5. Plot the images and masks using matplotlib. This helps identify any processing errors made in the above steps.

## Model design and outcomes

The model I designed was based on a UNet (Paper) architecture, due to its simplicity and prediction speed. The model uses a series of convolutional, skip, max pooling and up-sampling layers to generate a per-pixel probability map. The architecture is shown in the diagram below:

The number of filters on the convolutional layers is constant along each row, and increases by a power of two as the image size decreases.

My loss function for this model was the binary cross entropy of the result and mask summed with the dice coefficient. This is very similar to the Mean Intersection over Union (MIoU) measure used in a wide variety of papers, but penalises a single bad output less than a MIoU metric would.
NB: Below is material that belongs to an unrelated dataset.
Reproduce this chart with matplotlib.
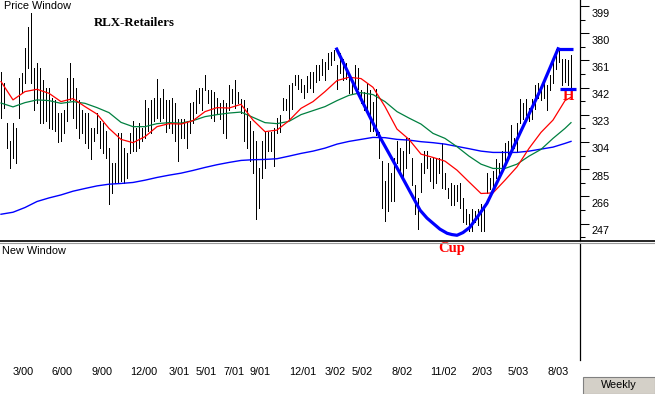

Also included is an early stopping mechanism to prevent overfitting. This stops training if the loss does not decrease by at least 0.0001 in two epochs.

The results for this are as follows:

Model parameters
Dice Coefficient
512x512, starting at 4 filters 0.53
512x512, starting at 8 filters 0.59
512x512, 32 filters 0.67
512x512, 64 filters N/A, out of memory
512x512, 32 filters, Dropout 0.73
1024x1024, 16 filters 0.65
1024x1024, 16 filters, Dropout 0.69
256x256, 64 filters 0.64
256x256, 64 filters, Dropout
0.71

Note that the results may be different on future runs of the same architecture due to the randomisation of transformations and order. These are single run results, not averages.

## Thoughts and lessons learned

Although some of the models had good dice coefficients, there was a fundamental problem with all the results that the models were producing. Although the outline of the person was somewhat clear, there was a large gap missing within the person's body. The position of this gap was random, based on the properties of each image. This meant that the model was not suitable yet for use in the project, as realism dictates that it's better to have slightly too much of the person and their background than a gaping hole in their body.

A few things I'd do differently if I were to design a neural network model for a similar project:

• Don't train on the test set! Despite it being one of the core mantras in developing models, it is far too easy to accidentally let features from the test set be implicitly learned by the model. This can arise from playing around with hyper parameters and changing them such that they increase the test set score. I realised this was happening a little too late in model creation, and as a result it caused a lot of overfitting.
• Select a series of transformations that are more appropriate to the use case. It's unlikely you'll ever have a supplied image of an rotated and distorted human (although in the case that you do, the more generalised model will be able to somewhat cope). This is a case for trading generalisability for performance in a specific case. This goes slightly against the mantra of not overtraining a model. It all comes down to the use case of the model.
• Try a considerably larger number of architectures. There's a somewhat large amount of hyperparameter and layer guess work when designing these models, and so it's important to try a number of architectures to see which models capture the data in the best way possible.
• Play around with a custom dataset if possible. This is probably the most difficult task. Creating a sufficiently large dataset takes up a large amount of time and resources that aren't always available. The issue with the MSCOCO dataset is that the images and masks themselves had jagged areas around the neck. These jagged areas were a primary reason for attempting to build a model that can correct for them. The premise is flawed however when the model is learning data with that feature.